In April 1997, a few colleagues who had spent a decade or more at PRADAN felt the desire to form a new group, to work under a new identity, in order to allow themselves space and autonomy to try innovative ways to work for the rural poor. Acronym SRIJAN means ‘an act’ of creation in Sanskrit. The full name, Self-reliant Initiatives through Joint Action, has two sub-themes embedded in it – ‘self-reliance’ and ‘joint action’. We believed that development could not be promoted on large scale by charity, by grants; ways must be found to promote less subsidized models of poverty alleviation, the ones that promote self-reliance and enhance self-respect of those who are called “beneficiaries”.
Further, it cannot be an exercise of creating oases of “success.” NGOs, particularly the big ones, cannot afford to just receive foreign grants to “do development” in isolation, and expect to be taken seriously within their own country. They must act jointly, in collaboration with other stakeholders in society, negotiating and carving out a space due to them. They must work with the democratically elected government, however indifferent it is at times to the cause of poverty alleviation, or whatever may be the cost of doing business with it.
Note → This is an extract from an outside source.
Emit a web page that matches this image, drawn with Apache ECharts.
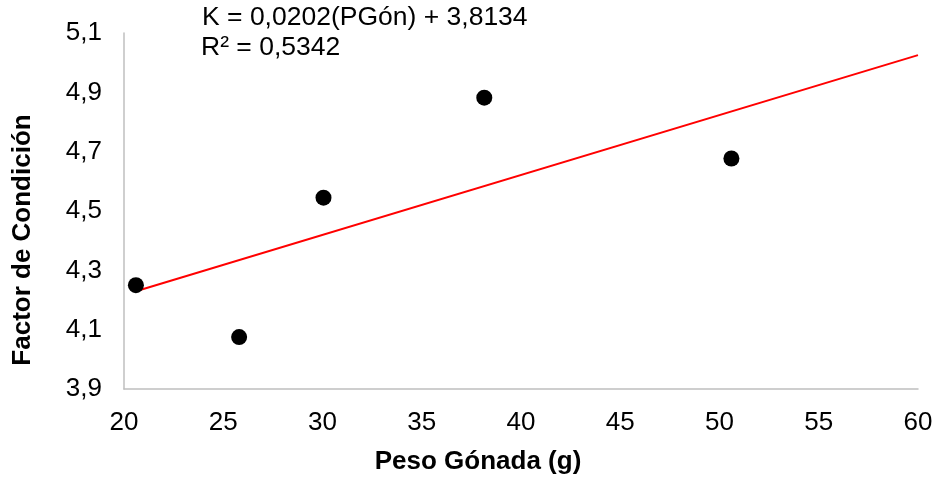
<!DOCTYPE html>
<html><head><meta charset="utf-8">
<script src="https://cdn.jsdelivr.net/npm/echarts@6/dist/echarts.min.js"></script>
<style>html,body{margin:0;padding:0;background:#fff}#c{width:937px;height:478px}</style>
</head><body><div id="c"></div>
<script>
const pesoGonada = [20.6, 25.8, 30.05, 38.15, 50.6];
const factorK = [4.25, 4.075, 4.545, 4.882, 4.677];
const trendSlope = 0.0202;
const trendIntercept = 3.8134;
const trendX = [20.6, 60];
const equationText = 'K = 0,0202(PGón) + 3,8134';
const r2Text = 'R² = 0,5342';
const xTitle = 'Peso Gónada (g)';
const yTitle = 'Factor de Condición';

const trendData = trendX.map(x => [x, trendSlope * x + trendIntercept]);
const fmt = v => String(Math.round(v * 10) / 10).replace('.', ',');
const font = 'Liberation Sans, Arial, sans-serif';
const chart = echarts.init(document.getElementById('c'), null, {renderer: 'canvas'});
chart.setOption({
  animation: false,
  backgroundColor: '#fff',
  grid: {left: 124, right: 19, top: 33, bottom: 89},
  xAxis: {
    type: 'value', min: 20, max: 60, interval: 5,
    axisLine: {show: true, lineStyle: {color: '#bfbfbf', width: 1.5}},
    axisTick: {show: false}, splitLine: {show: false},
    axisLabel: {fontFamily: font, fontSize: 26, color: '#000', margin: 21}
  },
  yAxis: {
    type: 'value', min: 3.9, max: 5.1, interval: 0.2,
    axisLine: {show: true, lineStyle: {color: '#bfbfbf', width: 1.5}},
    axisTick: {show: false}, splitLine: {show: false},
    axisLabel: {fontFamily: font, fontSize: 26, color: '#000', margin: 22, formatter: fmt}
  },
  series: [
    {type: 'line', data: trendData, symbol: 'none', lineStyle: {color: '#ff0000', width: 2}, z: 3},
    {type: 'scatter', data: pesoGonada.map((x, i) => [x, factorK[i]]), symbolSize: 16, itemStyle: {color: '#000', opacity: 1}, z: 4}
  ],
  graphic: [
    {type: 'text', left: 202, top: 4, style: {text: equationText, font: '26.5px ' + font, fill: '#000'}},
    {type: 'text', left: 201, top: 34, style: {text: r2Text, font: '26.5px ' + font, fill: '#000'}},
    {type: 'text', x: 478, y: 462, style: {text: xTitle, font: 'bold 26px ' + font, fill: '#000', align: 'center', verticalAlign: 'middle'}},
    {type: 'text', x: 23, y: 240, rotation: Math.PI / 2, style: {text: yTitle, font: 'bold 26px ' + font, fill: '#000', align: 'center', verticalAlign: 'middle'}}
  ]
});
</script></body></html>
Major theme during the first three years, pursued through research and consultancy, therefore, was Government-NGO Collaboration.
We also used this period to influence designs of externally aided state government projects for poverty alleviation and water resource management, primarily those supported by the World Bank, DfID, SDC and SIDA.
We began field operations once we were legally registered as a public charitable trust. In November 2000 SRIJAN started its first field project in Sagar district. Geographically, it now works in eleven field locations. Six of these are in Madhya Pradesh, two in Rajasthan and two in Karnataka.
In February 2006 we took a pledge to reach and reduce poverty among one hundred thousand rural poor families by 2011.